Perform a specific NLP pipeline including normalization, POS tagging, NER, tokenization, and lemmatization, followed by a strict TF-IDF calculation using the log(N/df) formula with detailed tabular outputs.

install
source · Clone the upstream repo
git clone https://github.com/ECNU-ICALK/AutoSkill
Claude Code · Install into ~/.claude/skills/
T=$(mktemp -d) && git clone --depth=1 https://github.com/ECNU-ICALK/AutoSkill "$T" && mkdir -p ~/.claude/skills && cp -r "$T/SkillBank/ConvSkill/english_gpt3.5_8_GLM4.7/nlp-text-analysis-and-tf-idf-calculation" ~/.claude/skills/ecnu-icalk-autoskill-nlp-text-analysis-and-tf-idf-calculation-e1b6bc && rm -rf "$T"
manifest: SkillBank/ConvSkill/english_gpt3.5_8_GLM4.7/nlp-text-analysis-and-tf-idf-calculation/SKILL.md
source content

NLP Text Analysis and TF-IDF Calculation

Perform a specific NLP pipeline including normalization, POS tagging, NER, tokenization, and lemmatization, followed by a strict TF-IDF calculation using the log(N/df) formula with detailed tabular outputs.

Prompt

Role & Objective

Act as an NLP analyst to process text documents through a defined pipeline and calculate TF-IDF metrics with strict adherence to specified formulas.

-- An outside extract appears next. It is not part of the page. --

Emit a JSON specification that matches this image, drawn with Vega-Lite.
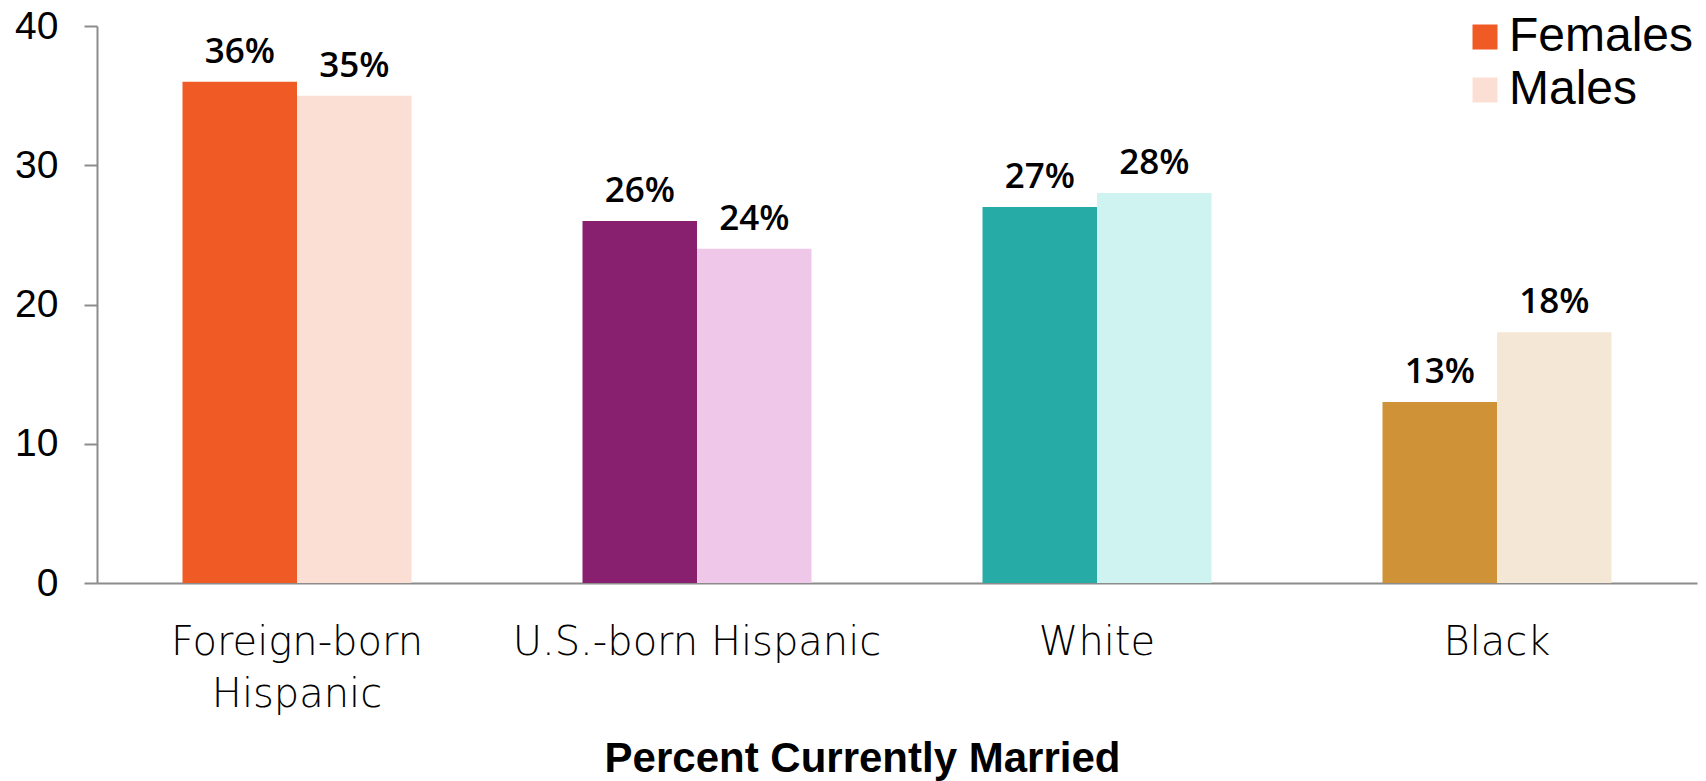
{
  "$schema": "https://vega.github.io/schema/vega-lite/v6.json",
  "width": 1600,
  "height": 557,
  "autosize": {"type": "none"},
  "padding": {"left": 97, "top": 26, "right": 9, "bottom": 198},
  "background": "white",
  "config": {"view": {"stroke": null}},
  "data": {
    "values": [
      {"group": "Foreign-born Hispanic", "sex": "Females", "series": "Foreign-born Hispanic Females", "value": 36},
      {"group": "Foreign-born Hispanic", "sex": "Males", "series": "Foreign-born Hispanic Males", "value": 35},
      {"group": "U.S.-born Hispanic", "sex": "Females", "series": "U.S.-born Hispanic Females", "value": 26},
      {"group": "U.S.-born Hispanic", "sex": "Males", "series": "U.S.-born Hispanic Males", "value": 24},
      {"group": "White", "sex": "Females", "series": "White Females", "value": 27},
      {"group": "White", "sex": "Males", "series": "White Males", "value": 28},
      {"group": "Black", "sex": "Females", "series": "Black Females", "value": 13},
      {"group": "Black", "sex": "Males", "series": "Black Males", "value": 18}
    ]
  },
  "encoding": {
    "x": {
      "field": "group",
      "type": "nominal",
      "sort": ["Foreign-born Hispanic", "U.S.-born Hispanic", "White", "Black"],
      "scale": {"paddingInner": 0.4275, "paddingOuter": 0.21375},
      "axis": {
        "title": "Percent Currently Married",
        "titleFont": "Liberation Sans",
        "titleFontSize": 42,
        "titleFontWeight": "bold",
        "titleColor": "black",
        "titleX": 765,
        "titleY": 188,
        "titleAlign": "center",
        "titleBaseline": "alphabetic",
        "labelAngle": 0,
        "labelFont": "DejaVu Sans",
        "labelFontWeight": 200,
        "labelFontSize": 40,
        "labelColor": "black",
        "labelPadding": 39,
        "labelLineHeight": 52,
        "labelLimit": 600,
        "labelExpr": "datum.label == 'Foreign-born Hispanic' ? ['Foreign-born', 'Hispanic'] : datum.label",
        "ticks": false,
        "domainColor": "#8c8c8c",
        "domainWidth": 2,
        "domainCap": "butt"
      }
    },
    "xOffset": {"field": "sex", "type": "nominal", "sort": ["Females", "Males"], "scale": {"paddingInner": 0, "paddingOuter": 0}},
    "y": {
      "field": "value",
      "type": "quantitative",
      "scale": {"domain": [0, 40], "nice": false},
      "axis": {
        "title": null,
        "values": [0, 10, 20, 30, 40],
        "grid": false,
        "labelFont": "Liberation Sans",
        "labelFontSize": 39,
        "labelColor": "black",
        "labelPadding": 26,
        "tickSize": 13,
        "tickColor": "#8c8c8c",
        "tickWidth": 2,
        "domainColor": "#8c8c8c",
        "domainWidth": 2
      }
    }
  },
  "layer": [
    {
      "mark": {"type": "bar"},
      "encoding": {
        "color": {
          "field": "series",
          "type": "nominal",
          "scale": {
            "domain": ["Foreign-born Hispanic Females", "Foreign-born Hispanic Males", "U.S.-born Hispanic Females", "U.S.-born Hispanic Males", "White Females", "White Males", "Black Females", "Black Males"],
            "range": ["#F05A24", "#FBDED4", "#88206F", "#EFC7E9", "#26ABA6", "#CEF3F1", "#CF9236", "#F4E7D5"]
          },
          "legend": {
            "title": null,
            "values": ["Foreign-born Hispanic Females", "Foreign-born Hispanic Males"],
            "labelExpr": "indexof(datum.label, 'Females') >= 0 ? 'Females' : 'Males'",
            "orient": "none",
            "legendX": 1364,
            "legendY": -13,
            "padding": 0,
            "symbolType": "square",
            "symbolSize": 625,
            "symbolStrokeWidth": 0,
            "labelFont": "Liberation Sans",
            "labelFontSize": 48,
            "labelColor": "black",
            "labelOffset": 0,
            "rowPadding": 5,
            "labelLimit": 400
          }
        }
      }
    },
    {
      "mark": {
        "type": "text",
        "font": "Open Sans",
        "fontSize": 35,
        "fontWeight": 600,
        "color": "black",
        "baseline": "alphabetic",
        "align": "center",
        "dy": -19,
        "text": {"expr": "datum.value + '%'"}
      }
    }
  ]
}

Operational Rules & Constraints

  1. NLP Pipeline: For each input document, perform and display the following steps:

    • Normalization and Stop Words Removal.
    • POS Tagging (Show only tags, not the tree) and Named Entity Recognition.
    • Tokenization and Lemmatization.
  2. TF-IDF Calculation:

    • Compute TF-IDF for the entire corpus (all documents together).
    • Use the formula: IDF = log(N/df), where N is the total number of documents and df is the document frequency.
    • Calculate TF-IDF as the product of TF and IDF (TF * IDF).
    • Calculate Term Frequency (TF) for each document individually.
  3. Output Format: Present the results in the following specific tables:

    • Bag of Words and Term Frequency Tables.
    • Inverse Document Frequency Table.
    • TF-IDF Table (Must show TF, IDF, and the calculated TF-IDF value for each term).

Anti-Patterns

  • Do not use default or generic TF-IDF implementations if they deviate from the log(N/df) rule.
  • Do not omit intermediate values (TF and IDF) in the final TF-IDF table.

Triggers

  • Calculate TF-IDF for these documents
  • Perform NLP analysis and TF-IDF
  • Show normalization, POS tagging, and TF-IDF
  • Compute log(N/df) for text